Downtown’s vitality is best served by making it accessible to as many different transportation choices as possible. That includes the car. The key is provide excellent access for cars by providing driving lanes that are both adequate in number and width. As we noted in the last column, bicycles within downtown are served by the driving lanes. The plan proposes a “road diet” where all driving lanes are limited to widths of 11 feet and where the number of lanes, such as on Washington Street, that exceed the number necessary to smoothly move traffic can be repurposed and turned into wider, landscaped sidewalks. All excess driving lanes and driving lane widths should be changed into a pedestrian landscape throughout downtown.

In addition, the plan calls for a series of wider pedestrian corridors shown on the map as extensions of the pedestrian corridors coming into the downtown.
• The Jackson Street Corridor connects the north end of the downtown into the core by using about 50 feet of publicly owned lands abutting Jackson Street’s east side between the Lyndon House and Hancock Avenue (locally and federally owned). This shaded linear park provides open space for downtown residents as well as a significant pedestrian connection similar to the linear park in the center of Commonwealth Avenue in Boston.
• The College Avenue Promenade extends the existing 35-foot width between Broad and Clayton streets along the west side. By changing roughly six angle parking spaces to three parallel spaces in front of the College Avenue Parking Deck, a wide pedestrian corridor connects the University of Georgia Arch to City Hall, where a widened sidewalk along Hancock connects this corridor for a complete north-south downtown walkway to the Jackson Street Corridor.  
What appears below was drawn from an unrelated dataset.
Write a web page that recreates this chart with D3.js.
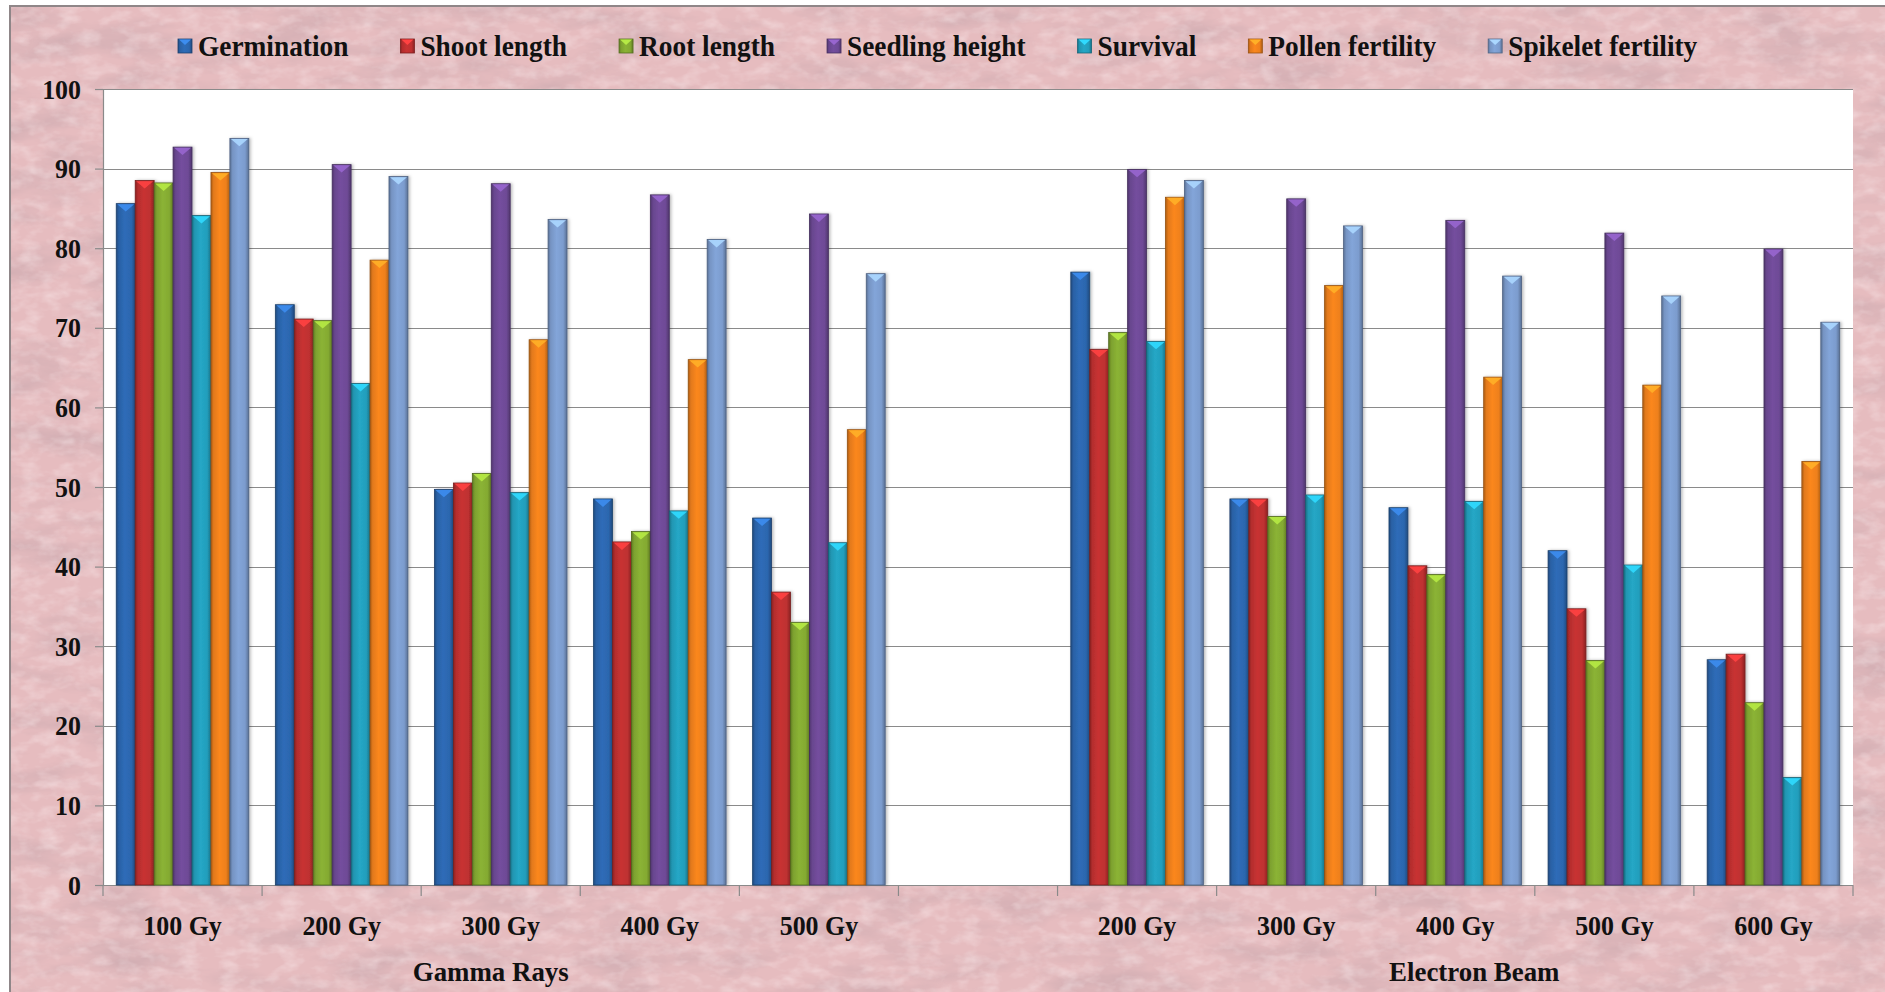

• The elimination of one of the three driving lanes on  Washington Street, where the width is added to sidewalks along it, results in the downtown’s major east-west corridor. These wide, shaded sidewalks are key to connecting the Classic Center to the rest of downtown, as well as improvements to the space for festivals and access to the proposed Central Park on the City Hall block.
• In addition, the plan encourages pedestrian passageways that cut through city blocks, primarily in the entertainment and retail areas in the western parts of downtown, where off-street space can be opened up for smaller commercial  establishments. Wall Street and Spring Street, where drive lanes are narrowed, also become more accessible for the pedestrian.
• An Arts Walk takes advantage of connecting to the Lyndon House through the Jackson Street Linear Park but diverges from it to connect to the Foundry Street corridor by passing to the south of the Visitor Center to Strong Street. The Foundry Street section of the Arts Walk connects back to downtown through a pedestrian extension of Clayton Street at its sast end on Thomas Street.

As walkable as the downtown area is already, the potential for more than doubling quality pedestrian space is very attainable.